• Leigh B. Stoller's avatar
    Up to now we have had two state variables associated with an experiment, · 4269dad1
    Leigh B. Stoller authored
    plus a lock field. The lock field was a simple "experiment locked, go away"
    slot that is easy to use when you do not care about the actual state that
    an experiment is in, just that it is in "transition" and should not be
    messed with.
    The other two state variables are "state" and "batchstate". The former
    (state) is the original variable that Chris added, and was used by the tb*
    scripts to make sure that the experiment was in the state each particular
    script wanted them to be in. But over time (and with the addition of so
    much wrapper goo around them), "state" has leaked out all over the place to
    determine what operations on an experiment are allowed, and if/when it
    should be displayed in various web pages. There are a set of transition
    states in addition to the usual "active", "swapped", etc like "swapping"
    that make testing state a pain in the butt.
    I added the other state variable ("batchstate") when I did the batch
    system, obviously! It was intended as a wrapper state to control access to
    the batch queue, and to prevent batch experiments from being messed with
    except when it was really okay (for example, its okay to terminate a
    swapped out batch experiment, but not a swapped in batch experiment since
    that would confuse the batch daemon). There are fewer of these states, plus
    one additional state for "modifying" experiments.
    So what I have done is change the system to use "batchstate" for all
    experiments to control entry into the swap system, from the web interface,
    from the command line, and from the batch daemon. The other state variable
    still exists, and will be brutally pushed back under the surface until its
    just a vague memory, used only by the original tb* scripts. This will
    happen over time, and the "batchstate" variable will be renamed once I am
    convinced that this was the right thing to do and that my changes actually
    work as intended.
    Only people who have bothered to read this far will know that I also added
    the ability to cancel experiment swapin in progress. For that I am using
    the "canceled" flag (ah, this one was named properly from the start!), and
    I test that at various times in assign_wrapper and tbswap. A minor downside
    right now is that a canceled swapin looks too much like a failed swapin,
    and so tbops gets email about it. I'll fix that at some point (sometime
    after the boss complains).
    I also cleaned up various bits of code, replacing direct calls to exec
    with calls to the recently improved SUEXEC interface. This removes
    some cruft from each script that calls an external script.

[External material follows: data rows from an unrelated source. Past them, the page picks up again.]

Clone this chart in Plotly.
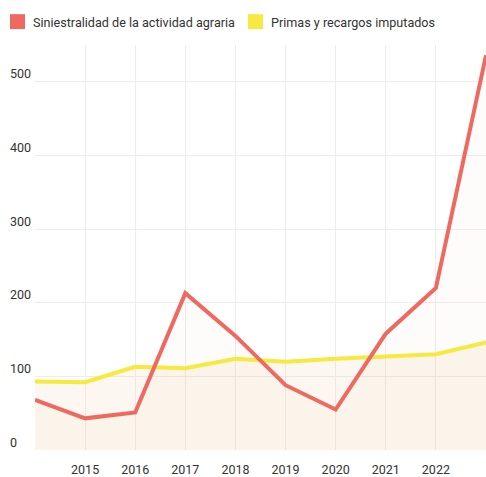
import plotly.graph_objects as go

# Data
years = [2014, 2015, 2016, 2017, 2018, 2019, 2020, 2021, 2022, 2023]
siniestralidad = [68, 43, 51, 213, 155, 88, 55, 158, 220, 536]
primas = [93, 92, 113, 111, 124, 120, 124, 127, 130, 146]
x_ticks = [2015, 2016, 2017, 2018, 2019, 2020, 2021, 2022]
x_tick_labels = ["2015", "2016", "2017", "2018", "2019", "2020", "2021", "2022"]
y_ticks = [0, 100, 200, 300, 400, 500]
series_names = ["Siniestralidad de la actividad agraria", "Primas y recargos imputados"]

RED = "#ee6a60"
YELLOW = "#f6e93f"
TEXT = "#333333"
GRID = "#f1ecea"
FONT = "Roboto"

W, H = 486, 477
L, R, T, B = 35, 0, 45, 25

fig = go.Figure()

# area fills under each series
fig.add_trace(go.Scatter(x=years, y=primas, mode="none", fill="tozeroy",
                         fillcolor="rgba(240,212,170,0.18)", showlegend=False, hoverinfo="skip"))
fig.add_trace(go.Scatter(x=years, y=siniestralidad, mode="none", fill="tozeroy",
                         fillcolor="rgba(238,160,120,0.035)", showlegend=False, hoverinfo="skip"))

# lines
fig.add_trace(go.Scatter(x=years, y=primas, mode="lines", name=series_names[1],
                         line=dict(color=YELLOW, width=4), showlegend=False))
fig.add_trace(go.Scatter(x=years, y=siniestralidad, mode="lines", name=series_names[0],
                         line=dict(color=RED, width=4), showlegend=False))

pw = W - L - R
ph = H - T - B


def px_x(p):
    return (p - L) / pw


def px_y(p):
    return (H - B - p) / ph


shapes = []
annotations = []

# legend drawn as swatches + labels
legend_items = [(10, RED, series_names[0]), (248, YELLOW, series_names[1])]
for x0, col, name in legend_items:
    shapes.append(dict(type="rect", xref="paper", yref="paper",
                       x0=px_x(x0), x1=px_x(x0 + 15), y0=px_y(29), y1=px_y(14),
                       fillcolor=col, line=dict(width=0)))
    annotations.append(dict(text=name, xref="paper", yref="paper",
                            x=px_x(x0 + 21), y=px_y(22), xanchor="left", yanchor="middle",
                            showarrow=False, font=dict(family=FONT, size=12.6, color=TEXT)))

# y tick labels sit above their gridlines, left-aligned
for v in y_ticks:
    annotations.append(dict(text=str(v), xref="paper", yref="y", x=px_x(8), y=v,
                            xanchor="left", yanchor="middle", yshift=8, showarrow=False,
                            font=dict(family=FONT, size=12.5, color=TEXT)))

fig.update_layout(
    width=W, height=H,
    margin=dict(l=L, r=R, t=T, b=B),
    paper_bgcolor="white", plot_bgcolor="white",
    font=dict(family=FONT, color=TEXT),
    shapes=shapes, annotations=annotations,
    showlegend=False,
    xaxis=dict(range=[2014, 2023], tickvals=x_ticks, ticktext=x_tick_labels,
               showgrid=True, gridcolor=GRID, gridwidth=1, zeroline=False,
               showline=False, ticks="outside", ticklen=8, tickcolor="rgba(0,0,0,0)",
               tickfont=dict(family=FONT, size=12.5, color=TEXT), fixedrange=True),
    yaxis=dict(range=[0, 550], tickvals=y_ticks, showticklabels=False,
               showgrid=True, gridcolor=GRID, gridwidth=1, zeroline=False,
               showline=False, fixedrange=True),
)

fig.write_html("out.html", config={"displayModeBar": False})
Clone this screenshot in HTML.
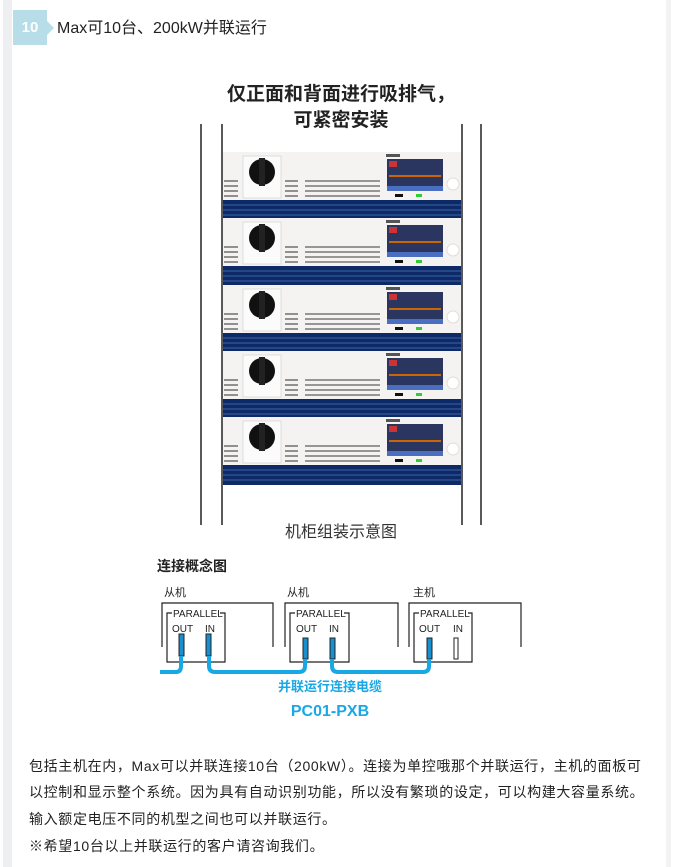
<!DOCTYPE html>
<html><head><meta charset="utf-8"><style>
body{margin:0;background:#fff;width:676px;height:867px;position:relative;overflow:hidden;font-family:"Liberation Sans","Noto Sans CJK SC",sans-serif;}
.strip{position:absolute;left:3px;top:0;width:9px;height:867px;background:#eeeff1}
.rstrip{position:absolute;left:666px;top:0;width:5px;height:867px;background:#f3f3f4}
.badge{position:absolute;left:13px;top:10px;width:34px;height:35px;background:#b7dde8;color:#fff;font-weight:bold;font-size:15px;line-height:35px;text-align:center}
.badge:after{content:"";position:absolute;right:-7px;top:11px;border-left:7px solid #b7dde8;border-top:7px solid transparent;border-bottom:7px solid transparent}
.title{position:absolute;left:57px;top:14px;font-size:16px;color:#222}
.p{position:absolute;left:29px;font-size:14px;letter-spacing:0.65px;color:#222;line-height:28px;white-space:nowrap}
</style></head><body>
<div class="strip"></div><div class="rstrip"></div>
<div class="badge">10</div>
<div class="title">Max可10台、200kW并联运行</div>
<svg width="676" height="867" style="position:absolute;left:0;top:0" font-family="Liberation Sans,Noto Sans CJK SC,sans-serif">
<defs>
<g id="u">
<rect x="223" y="0" width="238" height="48" fill="#f4f3f1"/>
<rect x="243" y="4" width="38" height="42" fill="#fbfbfb" stroke="#ddd"/>
<circle cx="262" cy="20" r="13" fill="#111"/>
<rect x="259" y="6" width="6" height="28" fill="#222"/>
<g stroke="#777" stroke-width="1.6">
<line x1="224" y1="29" x2="238" y2="29"/><line x1="224" y1="34" x2="238" y2="34"/><line x1="224" y1="39" x2="238" y2="39"/><line x1="224" y1="44" x2="238" y2="44"/>
<line x1="285" y1="29" x2="298" y2="29"/><line x1="285" y1="34" x2="298" y2="34"/><line x1="285" y1="39" x2="298" y2="39"/><line x1="285" y1="44" x2="298" y2="44"/>
<line x1="305" y1="29" x2="380" y2="29"/><line x1="305" y1="34" x2="380" y2="34"/><line x1="305" y1="39" x2="380" y2="39"/><line x1="305" y1="44" x2="380" y2="44"/>
</g>
<rect x="386" y="2" width="14" height="3" fill="#555"/>
<rect x="387" y="7" width="56" height="32" fill="#2a3560"/>
<rect x="389" y="9" width="8" height="6" fill="#c33"/>
<rect x="389" y="23" width="52" height="2" fill="#c60"/>
<rect x="387" y="34" width="56" height="5" fill="#4a6ec0"/>
<circle cx="453" cy="32" r="6" fill="#fff" stroke="#ddd"/>
<rect x="395" y="42" width="8" height="3" fill="#111"/>
<rect x="416" y="42" width="6" height="3" fill="#3c3"/>
<rect x="223" y="48" width="238" height="20" fill="#0e2a66"/>
<g stroke="#3f64a8" stroke-width="1"><line x1="223" y1="53" x2="461" y2="53"/><line x1="223" y1="58" x2="461" y2="58"/><line x1="223" y1="63" x2="461" y2="63"/></g>
</g>
</defs>
<text x="341" y="100" font-size="19" font-weight="bold" text-anchor="middle" fill="#222">仅正面和背面进行吸排气，</text>
<text x="341" y="126" font-size="19" font-weight="bold" text-anchor="middle" fill="#222">可紧密安装</text>
<g stroke="#222" stroke-width="1.5">
<line x1="201" y1="124" x2="201" y2="525"/><line x1="481" y1="124" x2="481" y2="525"/>
<line x1="222" y1="124" x2="222" y2="525"/><line x1="462" y1="124" x2="462" y2="525"/>
</g>
<use href="#u" y="152"/><use href="#u" y="218"/><use href="#u" y="285"/><use href="#u" y="351"/><use href="#u" y="417"/>
<text x="341" y="537" font-size="16" text-anchor="middle" fill="#333">机柜组装示意图</text>
<text x="157" y="571" font-size="14" font-weight="bold" fill="#222">连接概念图</text>
<g font-size="11" fill="#222"><text x="164" y="596">从机</text><text x="287" y="596">从机</text><text x="413" y="596">主机</text></g>
<g fill="none" stroke="#222" stroke-width="1.2">
<path d="M162 647V603H273V647"/><path d="M285 647V603H398V647"/><path d="M409 647V603H521V647"/>
<path d="M172 613H167V662H225V613H220"/><path d="M295 613H290V662H349V613H344"/><path d="M419 613H414V662H472V613H468"/>
</g>
<g font-size="10" fill="#222"><text x="173" y="617">PARALLEL</text><text x="296" y="617">PARALLEL</text><text x="420" y="617">PARALLEL</text>
<text x="172" y="632">OUT</text><text x="205" y="632">IN</text><text x="296" y="632">OUT</text><text x="329" y="632">IN</text><text x="419" y="632">OUT</text><text x="453" y="632">IN</text></g>
<g stroke="#222" stroke-width="1"><rect x="179" y="634" width="5" height="22" fill="#1a8fd0"/><rect x="206" y="634" width="5" height="22" fill="#1a8fd0"/><rect x="303" y="638" width="5" height="21" fill="#1a8fd0"/><rect x="330" y="638" width="5" height="21" fill="#1a8fd0"/><rect x="427" y="638" width="5" height="21" fill="#1a8fd0"/><rect x="454" y="638" width="4" height="21" fill="#fff"/></g>
<g fill="none" stroke="#19a8e6" stroke-width="4" stroke-linejoin="round">
<path d="M160 672H176Q181 672 181 666V656"/>
<path d="M209 656V666Q209 672 215 672H299Q305 672 305 666V659"/>
<path d="M332 659V666Q332 672 338 672H423Q429 672 429 666V659"/>
</g>
<text x="330" y="691" font-size="13" font-weight="bold" fill="#19a8e6" text-anchor="middle">并联运行连接电缆</text>
<text x="330" y="716" font-size="16" font-weight="bold" fill="#19a8e6" text-anchor="middle">PC01-PXB</text>
</svg>
<div class="p" style="top:752px">包括主机在内，Max可以并联连接10台（200kW）。连接为单控哦那个并联运行，主机的面板可</div>
<div class="p" style="top:778px">以控制和显示整个系统。因为具有自动识别功能，所以没有繁琐的设定，可以构建大容量系统。</div>
<div class="p" style="top:805px">输入额定电压不同的机型之间也可以并联运行。</div>
<div class="p" style="top:832px">※希望10台以上并联运行的客户请咨询我们。</div>
</body></html>
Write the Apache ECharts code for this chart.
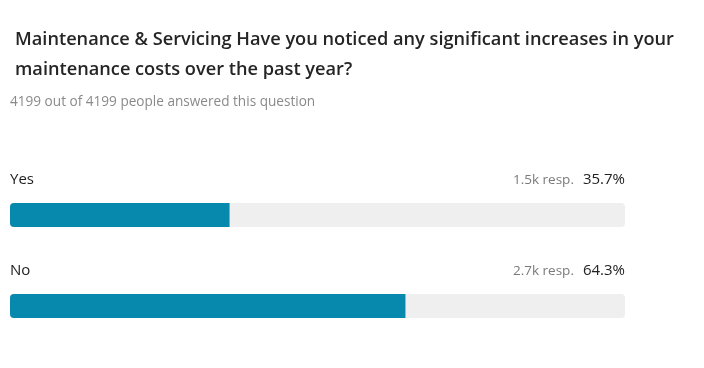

    Cleaned up modifyexp.ph3 quite a bit, reformatting and indenting.
    Also fixed to not run the parser directly! This was very wrong; should
    call nscheck instead. Changed to use "nobody" group instead of group
    flux (made the same change in nscheck).
    There is a script in the sql directory called newstates.pl. It needs
    to be run to initialize the batchstate slot of the experiments table
    for all existing experiments.